The man, who has not been named, appeared in court in Ystad after being arrested on Friday by the Swedish Prosecution Authority on suspicion of using forged documents.
Members of the coast guard boarded the Sea Owl One in Swedish waters, where it was sailing under a Comoran flag they thought may have been bogus. The 228m (748ft) tanker is on a list of vessels sanctioned by the EU.
Moscow has relied on a network of tankers with obscure ownership or insurance to evade Western sanctions on its oil exports.
The Sea Owl One had been travelling from Santos in Brazil to Primorsk on Russia's Baltic coast when it was intercepted, and was known to have transported oil between Russia and Brazil in recent years, the Swedish coast guard said.
The Swedish Prosecution Authority confirmed to the BBC that the 55-year-old captain had been detained. A spokeswoman could not say how long he had been in custody for, but said it was usually for a period of 14 days.
Prosecutors previously said they intended to question the captain further.
The coast guard boarded the tanker while it was to the south of Trelleborg, on Sweden's southern tip, on Thursday evening.
The agency said it had intervened as it suspected the ship was not included in the ship register of the Comoros, an African island nation, and was therefore in breach of international law.
Officers' suspicions were raised further when the captain presented them with documents that appeared not to be genuine.
The Russian embassy in Sweden said 10 of the 24 sailors aboard the Sea Owl One, including the captain, were Russian, while the rest were from Indonesia.

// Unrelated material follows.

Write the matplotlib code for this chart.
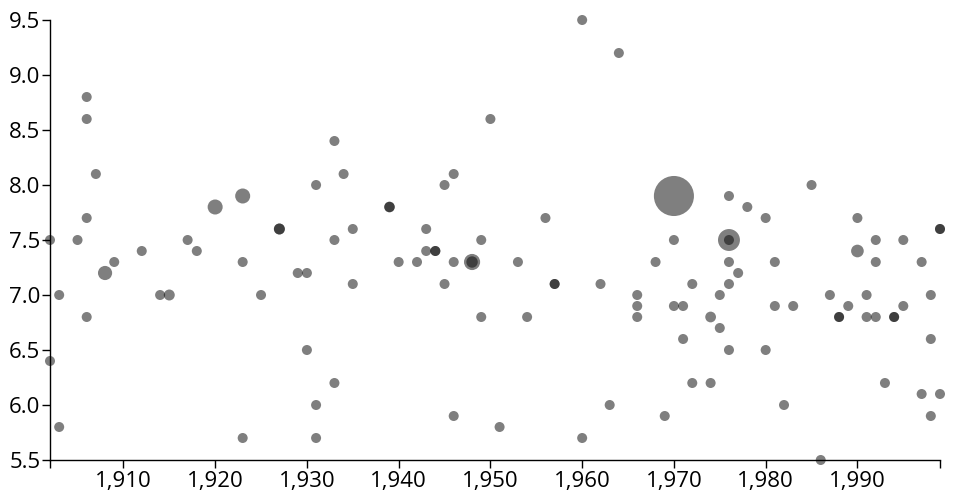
import matplotlib.pyplot as plt
from matplotlib.ticker import FuncFormatter

plt.rcParams['font.family'] = ['Open Sans', 'DejaVu Sans']

# год выпуска, рейтинг, относительный "вес" (площадь кружка)
years = [1906, 1906, 1907, 1906, 1902, 1905, 1920, 1923, 1927, 1927, 1931, 1917,
         1912, 1918, 1908, 1909, 1903, 1906, 1914, 1915, 1923, 1925, 1929, 1930,
         1930, 1902, 1903, 1923, 1931, 1931,
         1960, 1964, 1950, 1933, 1934, 1946, 1945, 1939, 1939, 1956, 1935, 1943,
         1933, 1949, 1943, 1944, 1944, 1940, 1942, 1946, 1948, 1948, 1953, 1935,
         1945, 1957, 1957, 1962, 1966, 1966, 1966, 1949, 1954, 1933, 1946, 1951,
         1960, 1963,
         1970, 1976, 1978, 1980, 1985, 1990, 1999, 1999, 1970, 1976, 1976, 1992,
         1995, 1990, 1968, 1976, 1981, 1992, 1997, 1977, 1972, 1976, 1975, 1987,
         1991, 1998, 1970, 1971, 1981, 1983, 1989, 1995, 1974, 1988, 1988, 1991,
         1992, 1994, 1994, 1975, 1971, 1998, 1976, 1980, 1972, 1974, 1993, 1997,
         1999, 1982, 1969, 1998, 1986]
ratings = [8.8, 8.6, 8.1, 7.7, 7.5, 7.5, 7.8, 7.9, 7.6, 7.6, 8.0, 7.5,
           7.4, 7.4, 7.2, 7.3, 7.0, 6.8, 7.0, 7.0, 7.3, 7.0, 7.2, 7.2,
           6.5, 6.4, 5.8, 5.7, 6.0, 5.7,
           9.5, 9.2, 8.6, 8.4, 8.1, 8.1, 8.0, 7.8, 7.8, 7.7, 7.6, 7.6,
           7.5, 7.5, 7.4, 7.4, 7.4, 7.3, 7.3, 7.3, 7.3, 7.3, 7.3, 7.1,
           7.1, 7.1, 7.1, 7.1, 7.0, 6.9, 6.8, 6.8, 6.8, 6.2, 5.9, 5.8,
           5.7, 6.0,
           7.9, 7.9, 7.8, 7.7, 8.0, 7.7, 7.6, 7.6, 7.5, 7.5, 7.5, 7.5,
           7.5, 7.4, 7.3, 7.3, 7.3, 7.3, 7.3, 7.2, 7.1, 7.1, 7.0, 7.0,
           7.0, 7.0, 6.9, 6.9, 6.9, 6.9, 6.9, 6.9, 6.8, 6.8, 6.8, 6.8,
           6.8, 6.8, 6.8, 6.7, 6.6, 6.6, 6.5, 6.5, 6.2, 6.2, 6.2, 6.1,
           6.1, 6.0, 5.9, 5.9, 5.5]
weights = [1, 1, 1, 1, 1, 1, 2.25, 2.25, 1.2, 1.2, 1, 1,
           1, 1, 2, 1, 1, 1, 1, 1.2, 1, 1, 1, 1,
           1, 1, 1, 1, 1, 1,
           1, 1, 1, 1, 1, 1, 1, 1.1, 1.1, 1, 1, 1,
           1, 1, 1, 1, 1, 1, 1, 1, 2.6, 1.3, 1, 1,
           1, 1, 1, 1, 1, 1, 1, 1, 1, 1, 1, 1,
           1, 1,
           16, 1, 1, 1, 1, 1, 1, 1, 1, 4.8, 1, 1,
           1, 1.6, 1, 1, 1, 1, 1, 1, 1, 1, 1, 1,
           1, 1, 1, 1, 1, 1, 1, 1, 1.15, 1, 1, 1,
           1, 1, 1, 1, 1, 1, 1, 1, 1, 1, 1, 1,
           1, 1, 1, 1, 1]

x_ticks = [1910, 1920, 1930, 1940, 1950, 1960, 1970, 1980, 1990]
y_ticks = [5.5, 6.0, 6.5, 7.0, 7.5, 8.0, 8.5, 9.0, 9.5]

fig = plt.figure(figsize=(9.6, 5.0), dpi=100)
ax = fig.add_axes([50 / 960, 40 / 500, 890 / 960, 440 / 500])

ax.scatter(years, ratings, s=[52 * w for w in weights], color='black',
           alpha=0.5, linewidths=0, clip_on=False, zorder=3)

ax.set_xlim(1902, 1999)
ax.set_ylim(5.5, 9.5)
ax.set_xticks(x_ticks)
ax.set_xticks([1902, 1999], minor=True)
ax.set_yticks(y_ticks)
ax.xaxis.set_major_formatter(FuncFormatter(lambda v, p: '{:,}'.format(int(v))))
ax.yaxis.set_major_formatter(FuncFormatter(lambda v, p: '{:.1f}'.format(v)))

ax.tick_params(axis='both', which='both', length=6, width=1, labelsize=16,
               direction='out', color='black')
ax.tick_params(axis='x', which='minor', length=6)
ax.tick_params(axis='x', pad=2)
ax.tick_params(axis='y', pad=1)

for side in ['top', 'right']:
    ax.spines[side].set_visible(False)
for side in ['left', 'bottom']:
    ax.spines[side].set_linewidth(1)

plt.savefig('out.png', dpi=100)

It said on Saturday that it was closely monitoring the situation.
The BBC has approached the embassy for further comment.

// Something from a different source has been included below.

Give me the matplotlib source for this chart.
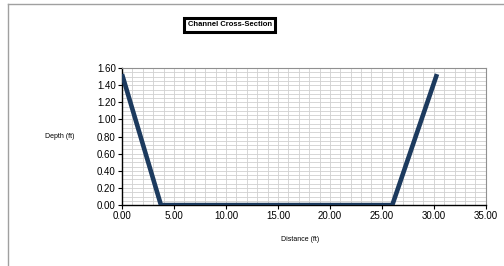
import matplotlib
matplotlib.use("Agg")
import matplotlib.pyplot as plt
import numpy as np
from matplotlib.lines import Line2D
from matplotlib.ticker import MultipleLocator

plt.rcParams['font.family'] = ['Liberation Sans', 'DejaVu Sans']

# channel geometry
distance = [0.0, 3.75, 26.0, 30.3]
depth = [1.53, 0.0, 0.0, 1.53]
x_ticks = [0, 5, 10, 15, 20, 25, 30, 35]
y_ticks = [0.0, 0.2, 0.4, 0.6, 0.8, 1.0, 1.2, 1.4, 1.6]

fig = plt.figure(figsize=(5.04, 2.66), dpi=100)
ax = fig.add_axes([0.242, 0.229, 0.722, 0.515])

ax.plot(distance, depth, color='#1c3a5e', lw=3.3, solid_capstyle='butt', zorder=3)

ax.set_xlim(0, 35)
ax.set_ylim(0, 1.6)
ax.set_xticks(x_ticks)
ax.set_yticks(y_ticks)
ax.set_xticklabels(["%.2f" % v for v in x_ticks], fontsize=7)
ax.set_yticklabels(["%.2f" % v for v in y_ticks], fontsize=7)
ax.xaxis.set_minor_locator(MultipleLocator(1))
ax.yaxis.set_minor_locator(MultipleLocator(0.05))
ax.grid(which='both', color='#d0d0d0', lw=0.6)
ax.set_axisbelow(True)
ax.tick_params(which='major', length=3, width=0.8, pad=1.5, direction='out')
ax.tick_params(which='minor', length=0)

for s in ['top', 'right']:
    ax.spines[s].set_color('#909090')
    ax.spines[s].set_linewidth(0.8)
for s in ['left', 'bottom']:
    ax.spines[s].set_color('black')
    ax.spines[s].set_linewidth(1.0)

fig.text(0.089, 0.485, "Depth (ft)", fontsize=5, ha='left', va='center')
fig.text(0.595, 0.10, "Distance (ft)", fontsize=5, ha='center', va='center')

fig.text(0.456, 0.91, "Channel Cross-Section", fontsize=5.5, fontweight='bold',
         ha='center', va='center_baseline',
         bbox=dict(boxstyle='square,pad=0.45', fc='white', ec='black', lw=2.2))

# outer frame lines
fig.add_artist(Line2D([8 / 504, 1.0], [1 - 4 / 266, 1 - 4 / 266],
                      transform=fig.transFigure, color='#a0a0a0', lw=1.0))
fig.add_artist(Line2D([8 / 504, 8 / 504], [0.0, 1 - 4 / 266],
                      transform=fig.transFigure, color='#a0a0a0', lw=1.0))

fig.savefig("out.png", dpi=100)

It is the second time in a week that Swedish authorities have seized a vessel suspected of being a part of Russia's shadow fleet.
On 6 March, the coast guard took control on similar suspicions of the Caffa, a Guinean-flagged cargo ship sailing from Casablanca in Morocco to St Petersburg.
The vessel was suspected of carrying stolen Ukrainian grain and is now also anchored off the Trelleborg coast.
France has also seized several tankers thought to be part of Russia's shadow fleet, including the Grinch in the Mediterranean in January and the Boracay in the Atlantic in October.
Western sanctions have targeted Russia's oil exports since it launched its full-scale invasion of Ukraine in 2022 - a major revenue stream used to finance the war.
As well as dodging those sanctions by carrying Russian oil abroad, Moscow's shadow fleet has been accused of "spoofing" - or misrepresenting - their location data, sabotaging undersea cables and launching drones.